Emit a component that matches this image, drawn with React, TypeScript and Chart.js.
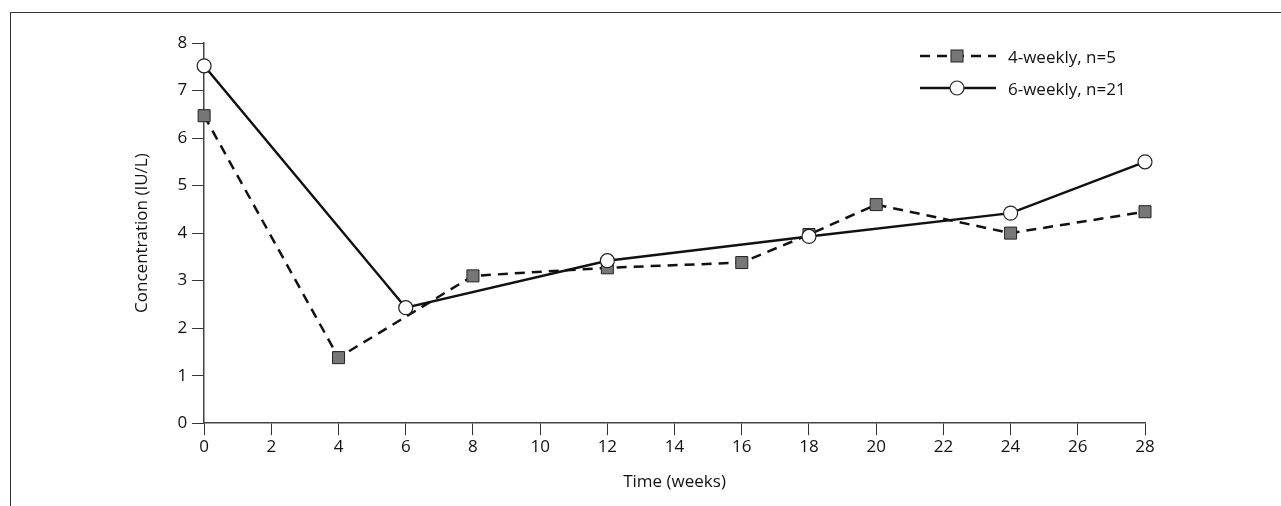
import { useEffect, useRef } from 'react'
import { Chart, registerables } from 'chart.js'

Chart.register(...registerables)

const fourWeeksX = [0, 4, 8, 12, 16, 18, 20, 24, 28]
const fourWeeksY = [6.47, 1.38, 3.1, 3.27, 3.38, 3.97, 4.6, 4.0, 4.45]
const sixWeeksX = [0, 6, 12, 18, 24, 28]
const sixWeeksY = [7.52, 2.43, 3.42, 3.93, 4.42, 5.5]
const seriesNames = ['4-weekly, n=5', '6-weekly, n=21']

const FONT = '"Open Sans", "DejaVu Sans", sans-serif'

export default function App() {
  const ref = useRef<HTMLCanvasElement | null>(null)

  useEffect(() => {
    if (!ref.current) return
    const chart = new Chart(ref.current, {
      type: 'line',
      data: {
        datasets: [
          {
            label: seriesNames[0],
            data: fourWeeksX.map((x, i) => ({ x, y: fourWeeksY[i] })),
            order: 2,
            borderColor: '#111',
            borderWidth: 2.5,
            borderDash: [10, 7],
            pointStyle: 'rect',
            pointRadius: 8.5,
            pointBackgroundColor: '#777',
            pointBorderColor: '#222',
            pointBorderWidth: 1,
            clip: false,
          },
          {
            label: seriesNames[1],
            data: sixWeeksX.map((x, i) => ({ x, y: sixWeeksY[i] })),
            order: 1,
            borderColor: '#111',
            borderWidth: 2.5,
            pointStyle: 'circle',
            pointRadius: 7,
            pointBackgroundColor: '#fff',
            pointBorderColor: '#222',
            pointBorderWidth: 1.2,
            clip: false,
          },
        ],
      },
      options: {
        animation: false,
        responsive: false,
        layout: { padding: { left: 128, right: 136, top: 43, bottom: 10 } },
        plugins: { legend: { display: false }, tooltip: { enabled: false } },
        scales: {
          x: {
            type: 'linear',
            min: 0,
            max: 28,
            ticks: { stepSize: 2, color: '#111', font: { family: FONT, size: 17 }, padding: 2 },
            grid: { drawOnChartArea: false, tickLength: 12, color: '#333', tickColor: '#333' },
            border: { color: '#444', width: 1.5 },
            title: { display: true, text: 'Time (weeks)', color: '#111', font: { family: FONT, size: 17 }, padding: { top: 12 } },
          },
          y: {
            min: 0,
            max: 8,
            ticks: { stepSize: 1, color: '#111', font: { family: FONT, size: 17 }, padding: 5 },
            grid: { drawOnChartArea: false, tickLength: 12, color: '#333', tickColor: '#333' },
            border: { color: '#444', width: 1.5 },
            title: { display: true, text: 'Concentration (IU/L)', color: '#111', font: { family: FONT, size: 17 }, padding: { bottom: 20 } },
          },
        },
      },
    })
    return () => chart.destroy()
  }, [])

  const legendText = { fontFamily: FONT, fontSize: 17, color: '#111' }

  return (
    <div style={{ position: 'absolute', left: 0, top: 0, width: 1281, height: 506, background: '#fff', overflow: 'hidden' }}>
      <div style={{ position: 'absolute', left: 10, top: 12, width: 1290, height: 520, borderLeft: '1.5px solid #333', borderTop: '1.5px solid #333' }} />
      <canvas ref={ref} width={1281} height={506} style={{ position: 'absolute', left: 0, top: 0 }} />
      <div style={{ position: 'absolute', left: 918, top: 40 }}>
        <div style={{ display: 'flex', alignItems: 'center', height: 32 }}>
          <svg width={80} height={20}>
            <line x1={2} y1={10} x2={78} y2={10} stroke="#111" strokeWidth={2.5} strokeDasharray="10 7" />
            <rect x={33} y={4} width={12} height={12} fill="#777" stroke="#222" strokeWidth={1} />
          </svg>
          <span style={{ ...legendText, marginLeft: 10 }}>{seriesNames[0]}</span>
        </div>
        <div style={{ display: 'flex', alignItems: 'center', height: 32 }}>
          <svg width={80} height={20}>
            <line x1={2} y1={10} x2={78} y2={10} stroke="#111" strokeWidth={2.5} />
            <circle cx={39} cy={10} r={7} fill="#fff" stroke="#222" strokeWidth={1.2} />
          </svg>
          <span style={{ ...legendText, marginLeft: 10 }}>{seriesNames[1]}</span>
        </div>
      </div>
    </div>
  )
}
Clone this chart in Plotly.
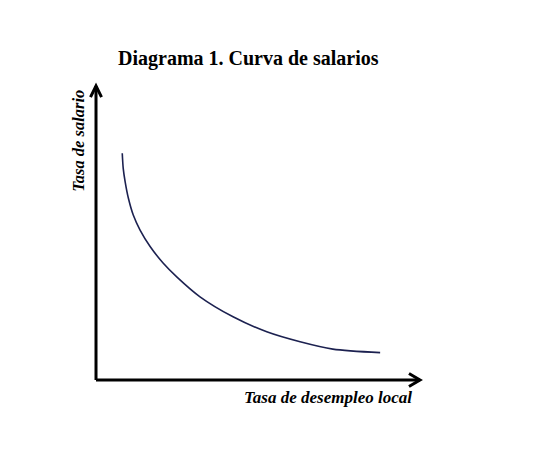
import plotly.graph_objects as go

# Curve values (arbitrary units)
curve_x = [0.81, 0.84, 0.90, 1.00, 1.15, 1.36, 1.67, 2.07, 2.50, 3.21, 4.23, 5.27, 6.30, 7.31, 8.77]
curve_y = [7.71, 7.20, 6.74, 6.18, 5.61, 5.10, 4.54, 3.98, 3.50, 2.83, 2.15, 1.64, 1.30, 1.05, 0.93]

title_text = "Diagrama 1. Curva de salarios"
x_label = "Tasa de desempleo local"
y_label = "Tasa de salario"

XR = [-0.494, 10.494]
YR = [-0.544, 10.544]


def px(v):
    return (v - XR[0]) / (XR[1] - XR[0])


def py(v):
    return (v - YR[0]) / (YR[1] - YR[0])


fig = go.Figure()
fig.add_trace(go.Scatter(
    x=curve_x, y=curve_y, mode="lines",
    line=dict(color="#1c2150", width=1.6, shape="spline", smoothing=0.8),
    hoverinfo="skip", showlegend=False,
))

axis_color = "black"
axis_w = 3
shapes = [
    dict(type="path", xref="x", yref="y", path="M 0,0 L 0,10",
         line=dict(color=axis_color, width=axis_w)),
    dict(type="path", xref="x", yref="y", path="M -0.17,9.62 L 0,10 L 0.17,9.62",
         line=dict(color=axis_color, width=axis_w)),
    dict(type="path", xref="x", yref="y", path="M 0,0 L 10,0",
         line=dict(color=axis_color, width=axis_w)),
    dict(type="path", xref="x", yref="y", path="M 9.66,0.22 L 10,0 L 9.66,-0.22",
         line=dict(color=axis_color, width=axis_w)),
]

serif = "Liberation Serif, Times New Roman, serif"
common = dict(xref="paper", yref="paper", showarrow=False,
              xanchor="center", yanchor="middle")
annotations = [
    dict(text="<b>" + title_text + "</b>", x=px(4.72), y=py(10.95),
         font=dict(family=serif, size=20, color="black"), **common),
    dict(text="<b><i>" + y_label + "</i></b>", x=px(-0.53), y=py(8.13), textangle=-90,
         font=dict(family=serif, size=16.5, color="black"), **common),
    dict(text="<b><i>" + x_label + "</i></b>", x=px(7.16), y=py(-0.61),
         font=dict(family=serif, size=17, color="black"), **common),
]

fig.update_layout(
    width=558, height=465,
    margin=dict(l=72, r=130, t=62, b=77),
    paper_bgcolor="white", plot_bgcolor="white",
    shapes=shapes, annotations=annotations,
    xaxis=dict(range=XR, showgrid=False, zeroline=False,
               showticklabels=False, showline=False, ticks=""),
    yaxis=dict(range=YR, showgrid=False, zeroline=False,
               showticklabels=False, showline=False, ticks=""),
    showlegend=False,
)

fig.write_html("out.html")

****************

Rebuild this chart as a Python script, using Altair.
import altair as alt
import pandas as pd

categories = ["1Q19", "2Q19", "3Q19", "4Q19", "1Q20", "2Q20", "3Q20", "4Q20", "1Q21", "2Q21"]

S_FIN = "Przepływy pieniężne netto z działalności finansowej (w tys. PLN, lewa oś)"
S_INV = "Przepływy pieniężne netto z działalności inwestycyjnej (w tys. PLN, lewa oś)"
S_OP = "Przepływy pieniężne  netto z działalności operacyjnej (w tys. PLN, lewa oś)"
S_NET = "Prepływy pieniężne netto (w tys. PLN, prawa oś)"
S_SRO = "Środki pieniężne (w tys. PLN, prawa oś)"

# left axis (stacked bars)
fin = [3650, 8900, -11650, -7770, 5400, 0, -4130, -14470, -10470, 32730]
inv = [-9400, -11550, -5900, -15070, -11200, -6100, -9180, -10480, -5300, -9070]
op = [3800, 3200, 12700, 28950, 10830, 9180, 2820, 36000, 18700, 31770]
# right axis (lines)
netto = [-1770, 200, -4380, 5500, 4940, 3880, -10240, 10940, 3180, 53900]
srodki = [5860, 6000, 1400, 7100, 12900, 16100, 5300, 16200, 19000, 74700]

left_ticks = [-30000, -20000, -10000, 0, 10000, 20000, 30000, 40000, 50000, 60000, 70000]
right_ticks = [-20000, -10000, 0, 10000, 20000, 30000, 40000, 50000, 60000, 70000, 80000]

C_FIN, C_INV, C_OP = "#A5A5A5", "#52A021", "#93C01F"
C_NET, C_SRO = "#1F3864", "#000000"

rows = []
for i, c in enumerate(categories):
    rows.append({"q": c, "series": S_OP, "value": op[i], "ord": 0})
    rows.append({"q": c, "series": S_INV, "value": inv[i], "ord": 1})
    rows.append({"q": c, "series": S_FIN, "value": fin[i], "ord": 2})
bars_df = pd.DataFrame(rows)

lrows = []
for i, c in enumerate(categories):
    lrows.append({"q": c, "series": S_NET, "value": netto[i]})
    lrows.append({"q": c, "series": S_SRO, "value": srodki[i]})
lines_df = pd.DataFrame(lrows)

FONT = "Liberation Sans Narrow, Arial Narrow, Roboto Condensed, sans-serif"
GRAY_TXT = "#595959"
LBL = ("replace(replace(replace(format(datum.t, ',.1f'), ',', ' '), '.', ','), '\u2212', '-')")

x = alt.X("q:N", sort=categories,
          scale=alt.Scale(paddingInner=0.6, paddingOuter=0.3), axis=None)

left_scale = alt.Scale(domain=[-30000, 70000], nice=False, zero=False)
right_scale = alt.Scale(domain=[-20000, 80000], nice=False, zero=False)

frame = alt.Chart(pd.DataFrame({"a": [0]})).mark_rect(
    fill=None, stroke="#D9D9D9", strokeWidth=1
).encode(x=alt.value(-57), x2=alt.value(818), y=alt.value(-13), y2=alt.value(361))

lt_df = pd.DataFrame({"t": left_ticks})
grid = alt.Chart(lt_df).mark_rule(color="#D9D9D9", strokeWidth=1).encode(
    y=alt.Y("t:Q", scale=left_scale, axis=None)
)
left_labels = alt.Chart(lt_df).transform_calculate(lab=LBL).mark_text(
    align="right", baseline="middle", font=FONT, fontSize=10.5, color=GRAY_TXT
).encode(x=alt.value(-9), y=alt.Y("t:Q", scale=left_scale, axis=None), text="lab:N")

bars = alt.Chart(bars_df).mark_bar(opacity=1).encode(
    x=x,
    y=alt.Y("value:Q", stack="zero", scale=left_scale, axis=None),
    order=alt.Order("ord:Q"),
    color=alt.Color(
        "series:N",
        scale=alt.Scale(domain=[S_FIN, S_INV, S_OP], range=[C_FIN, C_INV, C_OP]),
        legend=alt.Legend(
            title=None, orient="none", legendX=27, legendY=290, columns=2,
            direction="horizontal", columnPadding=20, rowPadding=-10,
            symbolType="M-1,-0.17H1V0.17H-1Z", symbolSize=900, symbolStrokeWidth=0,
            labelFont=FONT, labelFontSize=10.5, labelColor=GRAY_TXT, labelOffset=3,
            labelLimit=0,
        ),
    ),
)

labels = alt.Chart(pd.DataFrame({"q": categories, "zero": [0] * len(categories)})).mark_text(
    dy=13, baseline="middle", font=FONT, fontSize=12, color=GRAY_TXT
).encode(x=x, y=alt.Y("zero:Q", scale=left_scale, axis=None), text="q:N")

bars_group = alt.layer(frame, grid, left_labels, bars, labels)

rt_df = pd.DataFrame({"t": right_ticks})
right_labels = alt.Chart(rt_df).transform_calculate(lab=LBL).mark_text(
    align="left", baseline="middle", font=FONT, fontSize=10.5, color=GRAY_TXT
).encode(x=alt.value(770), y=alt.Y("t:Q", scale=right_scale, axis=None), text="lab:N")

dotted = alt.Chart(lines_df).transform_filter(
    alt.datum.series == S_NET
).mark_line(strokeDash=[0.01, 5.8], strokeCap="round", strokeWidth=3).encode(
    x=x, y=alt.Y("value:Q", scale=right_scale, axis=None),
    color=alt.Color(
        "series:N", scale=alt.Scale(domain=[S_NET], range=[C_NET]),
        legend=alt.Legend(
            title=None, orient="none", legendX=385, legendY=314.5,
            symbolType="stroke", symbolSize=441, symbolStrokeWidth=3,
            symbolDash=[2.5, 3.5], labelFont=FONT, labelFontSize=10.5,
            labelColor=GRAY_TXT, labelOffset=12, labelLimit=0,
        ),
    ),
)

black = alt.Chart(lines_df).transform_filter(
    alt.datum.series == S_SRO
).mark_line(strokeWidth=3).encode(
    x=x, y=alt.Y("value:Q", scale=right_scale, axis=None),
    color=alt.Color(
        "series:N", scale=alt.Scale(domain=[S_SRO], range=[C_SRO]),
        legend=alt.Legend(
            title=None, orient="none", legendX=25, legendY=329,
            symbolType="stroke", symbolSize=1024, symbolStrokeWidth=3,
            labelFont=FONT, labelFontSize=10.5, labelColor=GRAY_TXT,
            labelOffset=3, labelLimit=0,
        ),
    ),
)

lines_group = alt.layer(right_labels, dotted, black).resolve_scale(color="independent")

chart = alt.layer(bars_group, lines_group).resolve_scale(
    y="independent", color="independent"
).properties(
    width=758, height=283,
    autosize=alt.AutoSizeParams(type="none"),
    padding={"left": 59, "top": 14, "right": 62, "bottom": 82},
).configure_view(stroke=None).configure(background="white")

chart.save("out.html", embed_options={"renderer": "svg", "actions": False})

****************

| What is asked |
Set down the lines running from the one with "Emit a component" through the one with "const ref = useRef<HTMLCanvasElement", both ends kept, exactly and with no pictures.

| Response to the exercise |
Emit a component that matches this image, drawn with React, TypeScript and Chart.js.
import { useEffect, useRef } from 'react'
import { Chart, registerables } from 'chart.js'

Chart.register(...registerables)

const fourWeeksX = [0, 4, 8, 12, 16, 18, 20, 24, 28]
const fourWeeksY = [6.47, 1.38, 3.1, 3.27, 3.38, 3.97, 4.6, 4.0, 4.45]
const sixWeeksX = [0, 6, 12, 18, 24, 28]
const sixWeeksY = [7.52, 2.43, 3.42, 3.93, 4.42, 5.5]
const seriesNames = ['4-weekly, n=5', '6-weekly, n=21']

const FONT = '"Open Sans", "DejaVu Sans", sans-serif'

export default function App() {
  const ref = useRef<HTMLCanvasElement | null>(null)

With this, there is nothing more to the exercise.